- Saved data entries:
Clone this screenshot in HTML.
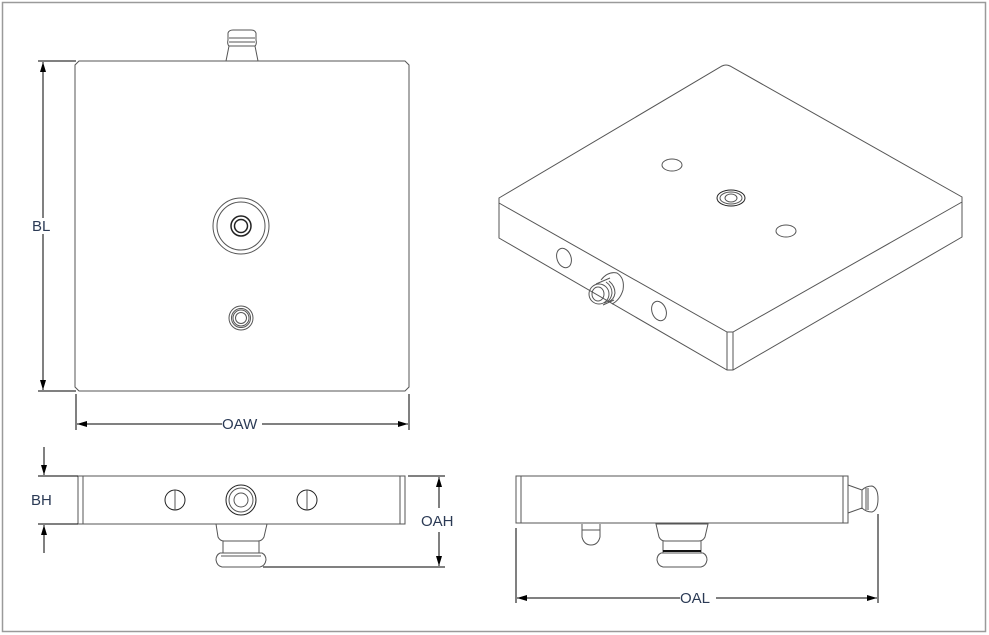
<!DOCTYPE html>
<html><head><style>
html,body{margin:0;padding:0;background:#fff;}
svg{display:block;}
text{font-family:"Liberation Sans",sans-serif;font-size:15px;fill:#2b3a55;}
</style></head><body>
<svg width="989" height="635" viewBox="0 0 989 635" xmlns="http://www.w3.org/2000/svg">
<defs>
<marker id="a" viewBox="0 0 10 6" refX="10" refY="3" markerWidth="10" markerHeight="6" orient="auto-start-reverse" markerUnits="userSpaceOnUse"><path d="M0,0 L10,3 L0,6 z" fill="#000"/></marker>
</defs>
<rect x="2.5" y="2.5" width="983" height="629" fill="#fff" stroke="#9a9a9a" stroke-width="1.5"/>
<g fill="none" stroke="#555" stroke-width="1">
<path d="M79,61 H405 L409,65 V387 L405,391 H79 L75,387 V65 Z"/>
<path d="M226,61 L229,46 H255 L258,61 M229,46 Q227,44 228,40 V33 Q229,30 233,30 H251 Q255,30 256,33 V40 Q257,44 255,46 M229,38 H255 M229,42 H255"/>
<circle cx="241" cy="226" r="28"/><circle cx="241" cy="226" r="24"/>
<circle cx="241" cy="226" r="10" stroke="#222" stroke-width="1.5"/><circle cx="241" cy="226" r="6.5" stroke="#222" stroke-width="1.5"/>
<circle cx="241" cy="318" r="12"/><circle cx="241" cy="318" r="9.5"/><circle cx="241" cy="318" r="8"/><circle cx="241" cy="318" r="5.5"/>
<rect x="78" y="476" width="327" height="48"/>
<path d="M83,476 V524 M400,476 V524"/>
<circle cx="175" cy="500" r="10" stroke="#222"/><path d="M175,490 V510"/>
<circle cx="307" cy="500" r="10" stroke="#222"/><path d="M307,490 V510"/>
<circle cx="241" cy="500" r="15" stroke="#222"/><circle cx="241" cy="500" r="12"/><circle cx="241" cy="500" r="7"/>
<path d="M216,524 H267 L264,537 Q262,541 258,541 H224 Q220,541 218,537 Z M223,541 V553 M259,541 V553 M220,553 H262 Q266,555 266,560 Q265,566 260,567 H222 Q217,566 216,560 Q216,555 220,553 M221,556 H261"/>
<rect x="516" y="476" width="332" height="47"/>
<path d="M521,476 V523 M843,476 V523"/>
<path d="M848,485 L862,490 V508 L848,513 M862,490 Q866,486 872,486 Q878,488 878,499 Q878,510 872,512 Q866,512 862,508 M866,488 V510 M868,488 V510"/>
<path d="M582,524 V537 Q584,545 591,545 Q598,545 600,537 V524 M582,530 H600"/>
<path d="M656,524 H708 L705,537 Q703,541 699,541 H665 Q661,541 659,537 Z M663,541 V553 M701,541 V553 M661,553 H703 Q707,555 707,560 Q706,566 701,567 H663 Q658,566 657,560 Q657,555 661,553"/>
<path d="M663,551 H701" stroke="#111" stroke-width="2"/>
<path d="M499,198 L722,66 Q726,64 730,66 L962,197 V237 L733,370 H727 L499,238 Z"/>
<path d="M499,203 L727,332 H733 L962,202 M727,332 V370 M733,332 V370 M499,198 V203 M962,197 V202"/>
<ellipse cx="672" cy="165" rx="10" ry="6"/><ellipse cx="786" cy="231" rx="10" ry="6"/>
<ellipse cx="731" cy="198" rx="14" ry="8" stroke="#222"/><ellipse cx="731" cy="198" rx="11" ry="6"/><ellipse cx="731" cy="198" rx="6" ry="4"/>
<ellipse cx="564" cy="258" rx="7" ry="10" transform="rotate(-20 564 258)"/>
<ellipse cx="659" cy="311" rx="7" ry="10" transform="rotate(-20 659 311)"/>
<path d="M601,280 Q608,271 617,273 Q625,278 623,290 Q620,300 612,304"/>
<path d="M596,284 L610,278 M603,305 L614,300"/>
<path d="M606,282 Q612,286 612,293 Q611,301 604,303 M609,281 Q615,286 615,293 Q614,300 608,302"/>
<ellipse cx="599" cy="294" rx="10" ry="10"/>
<ellipse cx="598" cy="294" rx="6" ry="7"/>
</g>
<g fill="none" stroke="#000" stroke-width="1">
<path d="M38,61 H76 M38,391 H76"/>
<path d="M43,218 V62" marker-end="url(#a)"/><path d="M43,234 V390" marker-end="url(#a)"/>
<path d="M76,394 V430 M409,394 V430"/>
<path d="M222,424 H77" marker-end="url(#a)"/><path d="M262,424 H408" marker-end="url(#a)"/>
<path d="M38,476 H78 M38,524 H78"/>
<path d="M44,447 V475" marker-end="url(#a)"/><path d="M44,553 V525" marker-end="url(#a)"/>
<path d="M408,476 H445 M263,567 H445"/>
<path d="M439,508 V477" marker-end="url(#a)"/><path d="M439,532 V566" marker-end="url(#a)"/>
<path d="M516,528 V603 M878,514 V603"/>
<path d="M680,598 H517" marker-end="url(#a)"/><path d="M716,598 H877" marker-end="url(#a)"/>
</g>
<text x="32" y="231">BL</text>
<text x="222" y="429">OAW</text>
<text x="31" y="505">BH</text>
<text x="421" y="526">OAH</text>
<text x="680" y="603">OAL</text>
</svg>
</body></html>
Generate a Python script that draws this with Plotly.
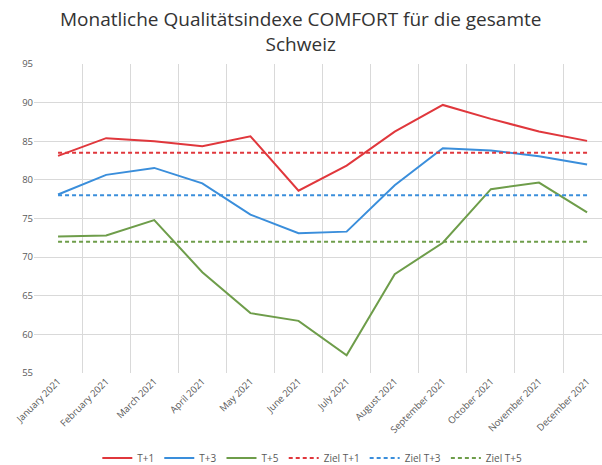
import plotly.graph_objects as go

months = ["January 2021", "February 2021", "March 2021", "April 2021", "May 2021", "June 2021",
          "July 2021", "August 2021", "September 2021", "October 2021", "November 2021", "December 2021"]
t1 = [83.1, 85.4, 85.0, 84.35, 85.65, 78.6, 81.85, 86.25, 89.7, 87.9, 86.25, 85.05]
t3 = [78.1, 80.65, 81.55, 79.55, 75.5, 73.1, 73.3, 79.3, 84.1, 83.8, 83.05, 82.0]
t5 = [72.66, 72.8, 74.8, 68.05, 62.75, 61.75, 57.3, 67.8, 71.86, 78.8, 79.65, 75.8]
ziel_t1 = [83.5] * 12
ziel_t3 = [78.0] * 12
ziel_t5 = [72.0] * 12

title_text = "Monatliche Qualitätsindexe COMFORT für die gesamte<br>Schweiz"

RED = "#E0373C"
BLUE = "#3A8EDB"
GREEN = "#6E9D4A"

fig = go.Figure()
series = [
    ("T+1", t1, RED, "solid"),
    ("T+3", t3, BLUE, "solid"),
    ("T+5", t5, GREEN, "solid"),
    ("Ziel T+1", ziel_t1, RED, "dash"),
    ("Ziel T+3", ziel_t3, BLUE, "dash"),
    ("Ziel T+5", ziel_t5, GREEN, "dash"),
]
for name, vals, col, dash in series:
    fig.add_trace(go.Scatter(
        x=months, y=vals, name=name, mode="lines",
        line=dict(color=col, width=2, dash="solid" if dash == "solid" else "4px,3px"),
    ))

fig.update_layout(
    width=602, height=465,
    margin=dict(l=34, r=0, t=64, b=92, autoexpand=False),
    paper_bgcolor="white", plot_bgcolor="white",
    font=dict(family="Open Sans, Segoe UI, sans-serif", color="#595959"),
    showlegend=True,
    legend=dict(
        orientation="h", x=0.49, xanchor="center", y=-0.275, yanchor="middle",
        font=dict(size=10, color="#595959"), itemwidth=30, tracegroupgap=0,
        bgcolor="rgba(0,0,0,0)",
    ),
    annotations=[dict(
        text=title_text, xref="paper", yref="paper",
        x=0.47, xanchor="center", y=1.195, yanchor="top",
        showarrow=False, align="center",
        font=dict(size=19, color="#333333", family="Open Sans, sans-serif"),
    )],
)
fig.update_xaxes(
    type="category", range=[-0.5, 11.31], tickson="boundaries",
    showgrid=True, gridcolor="#D9D9D9", gridwidth=1,
    showline=False, ticks="", tickangle=-45,
    tickfont=dict(size=9.5, color="#595959"),
)
fig.update_yaxes(
    range=[55, 95], dtick=5, showgrid=True, gridcolor="#D9D9D9", gridwidth=1,
    zeroline=False, showline=False, ticks="",
    tickfont=dict(size=9.5, color="#595959"),
)

fig.write_html(
    "out.html",
    config={"displayModeBar": False},
    post_script="document.body.style.margin='0';document.body.style.overflow='hidden';",
)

- What you have to do: Which lines contain "this"? Copy each of them.

- Final result:
Clone this screenshot in HTML.
Generate a Python script that draws this with Plotly.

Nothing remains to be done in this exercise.